16 Years of Blender

ยท By Mike

A short video about my experience using Blender for the last 16 years, showing a history of Blender through screenshots of its interface presented in paper-craft.

Blender Is

This was going to be part of the Blender Is project, but it quickly increased in scope beyond what I could get done within the time available - not surprising as I wanted to celebrate the 16 years I had been using Blender rather than just snapshot what Blender Is to me right now. Also - I don't really like appearing in front of camera: I don't mind showing up for a quick cutaway, but I don't like being the visual focus. I guess I could have got a tripod and filmed myself on the laptop on the bus on the way to work with the sunrise behind me, and then a second shot where I work at 5Lamps Media, but the sound in the bus would have been awful.

Finding the Footage

The next stage was to find images of Blender's interface through the ages. I wasn't going to install every version of Blender and take screenshots. After a while I found Wikipedia Commons the best place to go, with Archive.org's WayBack Machine to find what the Access Space website was doing the year my life with Blender started. Wikipedia also kept info on what features were added on which version.

Paper Material

Like most micro-budget animations, the key was to do one thing really well - and in this case it was unfolding paper. I made a paper shader based on a texture set from Ambient CG, using height for translucency. Principled doesn't handle translucency well enough for my needs, so I built it from individual nodes. Also, only one side of the paper is printed.I decided against creating a half-tone printing pattern filter, as it would have made all the screenshots even harder to read - they're already moving and have paper texture. Plus what are we simulating here? What kind of printer does this fictional stop-motion animator have?
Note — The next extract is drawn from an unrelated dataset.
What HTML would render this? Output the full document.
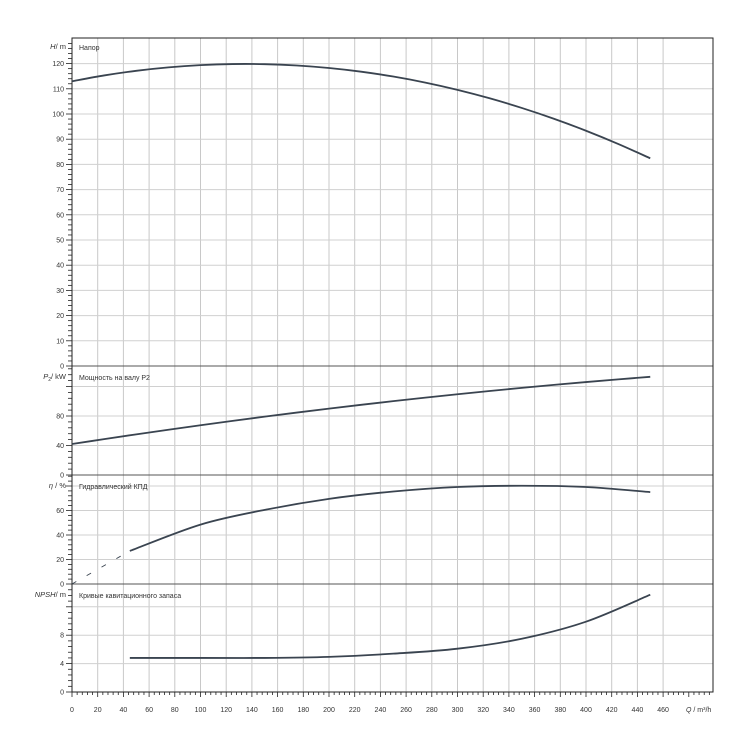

The animation makes use of the unfold add-on, which automatically unfolds a 3D model based on its faces. A lot of the sheets are randomly split into triangles by use of subdividing a whole lot and then decimating, but some are cut into faces manually so that the paper folds along lines I choose - these fold-lines following lines on the interface.

After some thought I decided to make the film 4x3 proportions... this means I can add a torn paper border on the left and right to bring it to 16x9 or top and bottom to bring it to square format. As the video is exactly 1 minute long it can be a YouTube short, etc.
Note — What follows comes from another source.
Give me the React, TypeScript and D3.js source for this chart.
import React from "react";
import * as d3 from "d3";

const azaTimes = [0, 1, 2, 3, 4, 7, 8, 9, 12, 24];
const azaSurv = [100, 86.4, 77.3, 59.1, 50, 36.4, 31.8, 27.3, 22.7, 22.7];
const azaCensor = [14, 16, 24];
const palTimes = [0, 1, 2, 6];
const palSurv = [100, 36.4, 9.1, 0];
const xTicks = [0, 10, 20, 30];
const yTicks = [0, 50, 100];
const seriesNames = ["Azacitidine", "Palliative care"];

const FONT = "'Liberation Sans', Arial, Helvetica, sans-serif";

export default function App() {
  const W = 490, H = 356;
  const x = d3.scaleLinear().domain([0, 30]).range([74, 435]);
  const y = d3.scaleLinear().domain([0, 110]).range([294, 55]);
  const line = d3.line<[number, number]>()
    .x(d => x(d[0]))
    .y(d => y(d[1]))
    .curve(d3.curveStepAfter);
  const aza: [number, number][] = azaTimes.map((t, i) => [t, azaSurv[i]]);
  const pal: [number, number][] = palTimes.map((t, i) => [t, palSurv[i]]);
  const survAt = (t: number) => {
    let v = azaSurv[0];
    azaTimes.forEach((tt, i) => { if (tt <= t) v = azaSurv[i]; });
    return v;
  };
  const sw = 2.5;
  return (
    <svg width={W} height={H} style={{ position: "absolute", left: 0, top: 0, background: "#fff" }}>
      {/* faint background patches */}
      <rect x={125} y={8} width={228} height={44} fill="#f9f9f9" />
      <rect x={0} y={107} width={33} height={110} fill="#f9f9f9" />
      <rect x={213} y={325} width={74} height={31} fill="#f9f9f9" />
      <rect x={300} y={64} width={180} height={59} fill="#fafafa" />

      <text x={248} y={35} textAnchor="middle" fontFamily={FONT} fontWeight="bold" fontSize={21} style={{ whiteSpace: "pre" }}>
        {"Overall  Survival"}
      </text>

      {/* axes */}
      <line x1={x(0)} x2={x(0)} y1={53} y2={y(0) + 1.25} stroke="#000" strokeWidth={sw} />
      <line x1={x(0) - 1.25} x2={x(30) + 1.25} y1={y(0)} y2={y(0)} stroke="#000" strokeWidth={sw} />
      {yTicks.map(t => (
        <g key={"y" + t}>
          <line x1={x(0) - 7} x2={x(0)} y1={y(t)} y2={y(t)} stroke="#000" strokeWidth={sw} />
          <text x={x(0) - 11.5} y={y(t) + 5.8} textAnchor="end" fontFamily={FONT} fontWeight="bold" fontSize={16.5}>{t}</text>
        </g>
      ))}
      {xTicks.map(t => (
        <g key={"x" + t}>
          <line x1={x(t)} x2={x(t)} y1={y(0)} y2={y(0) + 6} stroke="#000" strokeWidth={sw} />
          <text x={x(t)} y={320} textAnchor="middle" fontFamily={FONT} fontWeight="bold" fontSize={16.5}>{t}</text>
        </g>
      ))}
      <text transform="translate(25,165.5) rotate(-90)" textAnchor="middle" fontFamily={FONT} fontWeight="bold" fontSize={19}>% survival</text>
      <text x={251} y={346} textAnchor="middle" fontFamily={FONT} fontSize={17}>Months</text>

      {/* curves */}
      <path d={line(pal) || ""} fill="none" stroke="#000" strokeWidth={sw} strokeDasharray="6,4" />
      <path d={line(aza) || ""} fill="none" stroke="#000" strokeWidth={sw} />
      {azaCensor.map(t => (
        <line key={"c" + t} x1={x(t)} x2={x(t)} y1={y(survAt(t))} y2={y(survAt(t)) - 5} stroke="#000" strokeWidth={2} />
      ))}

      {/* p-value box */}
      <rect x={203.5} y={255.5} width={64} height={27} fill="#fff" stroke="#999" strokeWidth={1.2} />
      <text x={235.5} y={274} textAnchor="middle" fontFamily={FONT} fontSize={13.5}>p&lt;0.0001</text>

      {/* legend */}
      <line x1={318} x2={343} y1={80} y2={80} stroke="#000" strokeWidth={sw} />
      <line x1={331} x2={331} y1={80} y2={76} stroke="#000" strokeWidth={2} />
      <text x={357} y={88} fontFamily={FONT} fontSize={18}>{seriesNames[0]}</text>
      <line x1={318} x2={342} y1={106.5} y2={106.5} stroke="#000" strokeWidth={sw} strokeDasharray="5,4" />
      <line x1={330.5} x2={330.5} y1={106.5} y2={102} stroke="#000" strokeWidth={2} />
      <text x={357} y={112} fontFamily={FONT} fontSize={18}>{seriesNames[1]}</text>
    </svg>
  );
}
Also in 2006, most screens were 4x3 so it matches several screenshots.

As I mostly work on these projects on a bus during my commute, being able to work at reduced graphical fidelity and extend the life of my battery is a consideration. Being able to see textures within workbench mode was very helpful.

Greenscreen

While most of the images of Blender's features are still images, sometimes I want to show videos. Here we have to think in terms of the fiction that this is a stop-motion project : would the animator print out an entire video as a frame sequence and swap frames or would the comp on the videos afterwards? When is this stop-motion being made and what technology is available to them? When the final video is comped in, rather than using holdout I rendered a textured sheet of green paper and green-screened the videos on in editing. I used my free addon GreenScreen Within Eevee (yogyog.gumroad.com/l/kQeuU) as it's my preferred way, and Blender's fastest way, of chroma keying.

The Camera

The final consideration is the camera: a low depth of field sells that we're looking at small objects, and I used NLM denoising which impersonates camera grain quite well, especially when combined with Animated Seed. The movement also has to be limited. The kind of low-budget stop-motion this video impersonates probably doesn't have access to a motion control rig, so I limit the camera movement to the kind of rig that could conceivably built out of technic Lego, and built a simple version of it in Blender to cast shadows and reflect light.

The Camera Rig
The Camera Rig

Music and Finishing

I wrapped it up with a piece of chiptune I composed - a re-imagining of the Perspective Tricks theme-tune, edited to exactly one minute. To the frame. I plan to do more exploring of the one minute format - it's challenging to keep things this short but it works for the concise exploration of a single idea. Square and vertical video also provide interesting challenges. Including titles or credits, however, is impossible.